When I think or express the word 'Liberation' I am not imagining such grandiose idea of lights blasting off all around me and absolute illumination happening within me. would be nice. I am merely hoping that i would somehow see the light of freedom from my own blindness and ignorance, my failure to have a good understanding of the reality of life around me and my weaknesses that have plagued me throughout my life such as my sexual lusts and my inability to subjugate my egotistical tendencies. As can be seen even at my age i am still struggling to overcome these petty tyrants that have ruled my life's every effort towards finding the right understanding of what it is all about; this existence itself. All I hope for is the freedom from this 'mental slavery' that i have created for myself through wrong perceptions and impulses, through mismanagement of my emotions and desires;all I hope for is to know that it was not all in vain.
I know and i acknowledge that my life had been for most of the part like a roller coaster, full of dichotomies that sometimes it makes me fill like I am a bad case of a schizoid. I have a mind that is eternally in dialogue with itself and much worse than You Tube when it comes to dramas and mini series. my mind is 'sick', and in need of constant observation or it will run amuck if given free reign. I dread the day i would have to face my Maker for His final evaluation and having to be made to review all that i done to upset His Grace and Mercy. The shame of it itself would kill me, not that it matters as i would already be dead anyway; hell would have to be the reruns of my wrong doings throughout my life. This is why whenever I pray to my Lord it is always to ask for His mercy and forgiveness for all my wrongs, big and small, committed knowingly and unknown, past present and future, this would be my first priority whenever I pray. yes, I am afraid or His wrath and i am scared shitless to even think of what lay in store for me when the time comes to face the Big Guy. What I can only hope for is that He is oft forgiving and most merciful and He is The Lord of Compassion and at the end of the day He will judge me but until then it is my path to seek liberation from this fears and guilty conscience that I carry with me like a bag of rotten eggs.
I keep telling myself these things over the years especially when I am in a confused or uncertain state of mind where doubts and vexations cloud my consciousness and distort my being.
I am of the family of light, I am a light being and I have been striving towards enlightenment of my spirit if not my soul and every now and then I catch glimpses of the sense of light and freedom that i seek but every so often i fall back into my old repressed self born of conditioning and as a result of not comprehending my dual thinking mind.
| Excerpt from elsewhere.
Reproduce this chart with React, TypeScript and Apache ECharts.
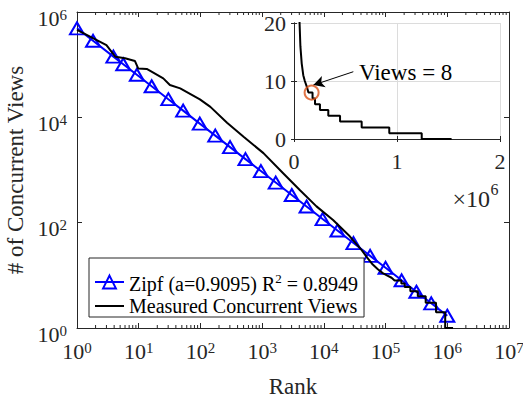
import React, { useEffect, useRef } from 'react';
import * as echarts from 'echarts';

// ---- data ----
const zipfName = 'Zipf (a=0.9095) R2 = 0.8949';
const measuredName = 'Measured Concurrent Views';

const zipfRank = [1, 1.82, 3.89, 5.62, 9.33, 16.2, 30.2, 52.5, 97.7, 174, 302, 537, 955, 1660, 3020, 5250, 9550, 16600, 30200, 56200, 100000, 182000, 316000, 550000, 1000000];
const zipfViews = [490000, 284000, 142000, 102000, 64300, 38900, 22100, 13400, 7590, 4500, 2720, 1610, 955, 577, 335, 203, 117, 71, 41, 23.4, 13.9, 8.05, 4.88, 2.94, 1.71];

const measuredRank = [1, 3, 4.2, 6, 8.7, 9.8, 13.5, 25, 32, 47, 98, 145, 270, 500, 1050, 2190, 4070, 7590, 14100, 26300, 41000, 50000, 62000, 75000, 90000, 105000, 125000, 140000, 180000, 180000, 204000, 204000, 252000, 252000, 333000, 333000, 447000, 447000, 657000, 657000, 925000, 925000, 1240000, 1240000, 1530000];
const measuredViews = [460000, 234000, 141000, 132000, 117000, 85000, 83000, 55000, 41000, 35500, 21900, 15800, 7900, 4270, 2090, 870, 417, 204, 112, 55, 30, 22, 16, 13, 11, 10, 9, 8, 8, 7, 7, 6, 6, 5, 5, 4, 4, 3, 3, 2, 2, 1, 1, 0, 0];

const markedRank = [171000];
const markedViews = [8];
const arrowFrom = [576000, 11.6];
const arrowTo = [188000, 9.3];
const annotationText = 'Views = 8';

const FONT = "'Liberation Serif', 'Times New Roman', Times, serif";
const AX = '#262626';

const supRich = {
  b: { fontFamily: FONT, fontSize: 22, lineHeight: 22, padding: [12, 0, 0, 0], color: AX },
  s: { fontFamily: FONT, fontSize: 15, lineHeight: 15, verticalAlign: 'top', padding: [6, 0, 0, 0], color: AX },
};

const pow10 = (v: number) => `{b|10}{s|${Math.round(Math.log10(v))}}`;

const minorTicks: number[] = [];
for (let e = 0; e < 7; e++) for (let m = 2; m <= 9; m++) minorTicks.push(m * Math.pow(10, e));

export default function App() {
  const ref = useRef<HTMLDivElement>(null);
  useEffect(() => {
    if (!ref.current) return;
    const chart = echarts.init(ref.current, undefined, { renderer: 'svg' });
    const axLine = { show: true, lineStyle: { color: AX, width: 1 } };
    const tickIn = (len: number) => ({ show: true, inside: true, length: len, lineStyle: { color: AX, width: 1 } });
    const option: any = {
      animation: false,
      backgroundColor: '#fff',
      grid: [
        { left: 77, top: 12, width: 432, height: 316, outerBoundsMode: 'none', containLabel: false },
        { left: 294, top: 23, width: 206, height: 116, show: true, backgroundColor: '#fff', borderWidth: 0, outerBoundsMode: 'none', containLabel: false },
      ],
      xAxis: [
        {
          gridIndex: 0, type: 'log', min: 1, max: 1e7, interval: 1, position: 'bottom',
          axisLine: axLine, axisTick: tickIn(5), splitLine: { show: false },
          axisLabel: { formatter: pow10, rich: supRich, margin: 6, color: AX, fontFamily: FONT },
          name: 'Rank', nameLocation: 'middle', nameGap: 47,
          nameTextStyle: { fontFamily: FONT, fontSize: 23, color: AX },
        },
        {
          gridIndex: 0, type: 'log', min: 1, max: 1e7, interval: 1, position: 'top',
          axisLine: axLine, axisTick: tickIn(5), splitLine: { show: false }, axisLabel: { show: false },
        },
        {
          gridIndex: 1, type: 'value', min: 0, max: 2e6, interval: 1e6, position: 'bottom',
          axisLine: axLine, axisTick: tickIn(3),
          splitLine: { show: true, lineStyle: { color: '#dcdcdc', width: 1 } },
          axisLabel: { formatter: (v: number) => String(v / 1e6), margin: 11, fontFamily: FONT, fontSize: 22, color: AX },
        },
        {
          gridIndex: 1, type: 'value', min: 0, max: 2e6, interval: 1e6, position: 'top',
          axisLine: axLine, axisTick: tickIn(3), splitLine: { show: false }, axisLabel: { show: false },
        },
      ],
      yAxis: [
        {
          gridIndex: 0, type: 'log', min: 1, max: 1e6, interval: 2, position: 'left',
          axisLine: axLine, axisTick: tickIn(5), splitLine: { show: false },
          axisLabel: { formatter: pow10, rich: supRich, margin: 10, color: AX, fontFamily: FONT },
          name: '# of Concurrent Views', nameLocation: 'middle', nameGap: 47,
          nameTextStyle: { fontFamily: FONT, fontSize: 23, color: AX },
        },
        {
          gridIndex: 0, type: 'log', min: 1, max: 1e6, interval: 2, position: 'right',
          axisLine: axLine, axisTick: tickIn(5), splitLine: { show: false }, axisLabel: { show: false },
        },
        {
          gridIndex: 1, type: 'value', min: 0, max: 20, interval: 10, position: 'left',
          axisLine: axLine, axisTick: tickIn(3),
          splitLine: { show: true, lineStyle: { color: '#dcdcdc', width: 1 } },
          axisLabel: { margin: 8, fontFamily: FONT, fontSize: 22, color: AX },
        },
        {
          gridIndex: 1, type: 'value', min: 0, max: 20, interval: 10, position: 'right',
          axisLine: axLine, axisTick: tickIn(3), splitLine: { show: false }, axisLabel: { show: false },
        },
      ],
      legend: {
        orient: 'vertical', left: 89, top: 258,
        padding: [12, 6, 1, 5], itemGap: 2, itemWidth: 29, itemHeight: 16,
        backgroundColor: '#fff', borderColor: AX, borderWidth: 1, borderRadius: 0,
        selectedMode: false,
        data: [
          { name: zipfName },
          { name: measuredName, itemStyle: { opacity: 0 } },
        ],
        formatter: (name: string) =>
          name === zipfName ? '{t|Zipf (a=0.9095) R}{s|2}{t| = 0.8949}' : '{u|Measured Concurrent Views}',
        textStyle: {
          fontFamily: FONT, fontSize: 20, color: '#000',
          rich: {
            t: { fontFamily: FONT, fontSize: 20, lineHeight: 20, padding: [4, 0, 0, 0], color: '#000' },
            s: { fontFamily: FONT, fontSize: 13, lineHeight: 13, verticalAlign: 'top', color: '#000' },
            u: { fontFamily: FONT, fontSize: 20, lineHeight: 20, color: '#000' },
          },
        },
      },
      graphic: [
        {
          type: 'text', x: 359, y: 72, z: 100,
          style: { text: annotationText, fontFamily: FONT, fontSize: 23, fill: '#000', verticalAlign: 'middle', textVerticalAlign: 'middle' },
        },
        {
          type: 'text', x: 490, y: 199, z: 100,
          style: { text: '\u00d710', fontFamily: FONT, fontSize: 24, fill: AX, align: 'right', textAlign: 'right', verticalAlign: 'middle', textVerticalAlign: 'middle' },
        },
        {
          type: 'text', x: 490.5, y: 189, z: 100,
          style: { text: '6', fontFamily: FONT, fontSize: 16, fill: AX, align: 'left', textAlign: 'left', verticalAlign: 'middle', textVerticalAlign: 'middle' },
        },
      ],
      series: [
        {
          type: 'line', name: zipfName, xAxisIndex: 0, yAxisIndex: 0,
          data: zipfRank.map((r, i) => [r, zipfViews[i]]),
          symbol: 'triangle', symbolSize: [14, 12], showSymbol: true, showAllSymbol: true,
          lineStyle: { color: '#0000ff', width: 2 },
          itemStyle: { color: 'rgba(0,0,0,0)', borderColor: '#0000ff', borderWidth: 2 },
          z: 2,
        },
        {
          type: 'line', name: measuredName, xAxisIndex: 0, yAxisIndex: 0,
          data: measuredRank.map((r, i) => [r, measuredViews[i]]).filter((d) => d[1] > 0),
          symbol: 'none', lineStyle: { color: '#000', width: 2 }, itemStyle: { color: '#000' },
          z: 3,
        },
        {
          type: 'custom', name: 'minorTicks', xAxisIndex: 0, yAxisIndex: 0, silent: true, clip: false, z: 4,
          data: minorTicks.map((v) => [v, 1]),
          renderItem: (params: any, api: any) => {
            const x = api.coord([api.value(0), 1])[0];
            const cs = params.coordSys;
            const yb = cs.y + cs.height;
            const yt = cs.y;
            return {
              type: 'group',
              children: [
                { type: 'line', shape: { x1: x, y1: yb, x2: x, y2: yb - 3 }, style: { stroke: AX, lineWidth: 1 } },
                { type: 'line', shape: { x1: x, y1: yt, x2: x, y2: yt + 3 }, style: { stroke: AX, lineWidth: 1 } },
              ],
            };
          },
        },
        {
          type: 'line', name: 'insetMeasured', xAxisIndex: 2, yAxisIndex: 2,
          data: measuredRank.map((r, i) => [r, measuredViews[i]]),
          symbol: 'none', clip: true, lineStyle: { color: '#000', width: 2 }, itemStyle: { color: '#000' },
          z: 5,
        },
        {
          type: 'scatter', name: 'marked', xAxisIndex: 2, yAxisIndex: 2,
          data: markedRank.map((r, i) => [r, markedViews[i]]),
          symbol: 'circle', symbolSize: 14,
          itemStyle: { color: 'rgba(0,0,0,0)', borderColor: '#D95319', borderWidth: 2 },
          z: 6,
          markLine: {
            silent: true, symbol: ['none', 'arrow'], symbolSize: [9, 11],
            label: { show: false },
            lineStyle: { color: '#000', width: 1, type: 'solid' },
            data: [[{ coord: arrowFrom }, { coord: arrowTo }]],
          },
        },
      ],
    };
    chart.setOption(option);
    return () => chart.dispose();
  }, []);
  return <div ref={ref} style={{ position: 'absolute', left: 0, top: 0, width: 523, height: 402 }} />;
}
Within this form is the source of light that has been inherent and innate to my original nature of beingness and to keep this light from becoming dim or worse extinguished totally is of paramount concern no matter where or what state of mind i am at at this moment. I have to keep reminding myself of my higher purpose in life more than just trying to psychologically heal a sick mind or a wounded soul. Like polishing a tile till it becomes a mirror, I have to keep on trudging up the hill and discover for myself what lies at the peak of the mystic mountain. I have practically bared myself, my life, my passions, my dreams and my spirit throughout this years of Blogging; I know I will prevail. Like the Tibetan Yogi Milarepa, I too will strive to attain to my higher Being through relentless practice for the benefit of Sentient Beings in the six realms, ten directions, past present and future. Failing this I will return and keep on returning until I have cleared all my Karmic consequences and liberate myself from this cycle of life death and rebirth. In this effort i call upon all the Ancient Ones, the Prophets and the Yogis, I call upon all the great teachers, the masters, and the powers that be to assist me and i call upon my Lord or Creation for His Grace and Compassion that i may fulfill my quest in this life for the sake of humanity and the planet itself...Insha'Allah...Amen.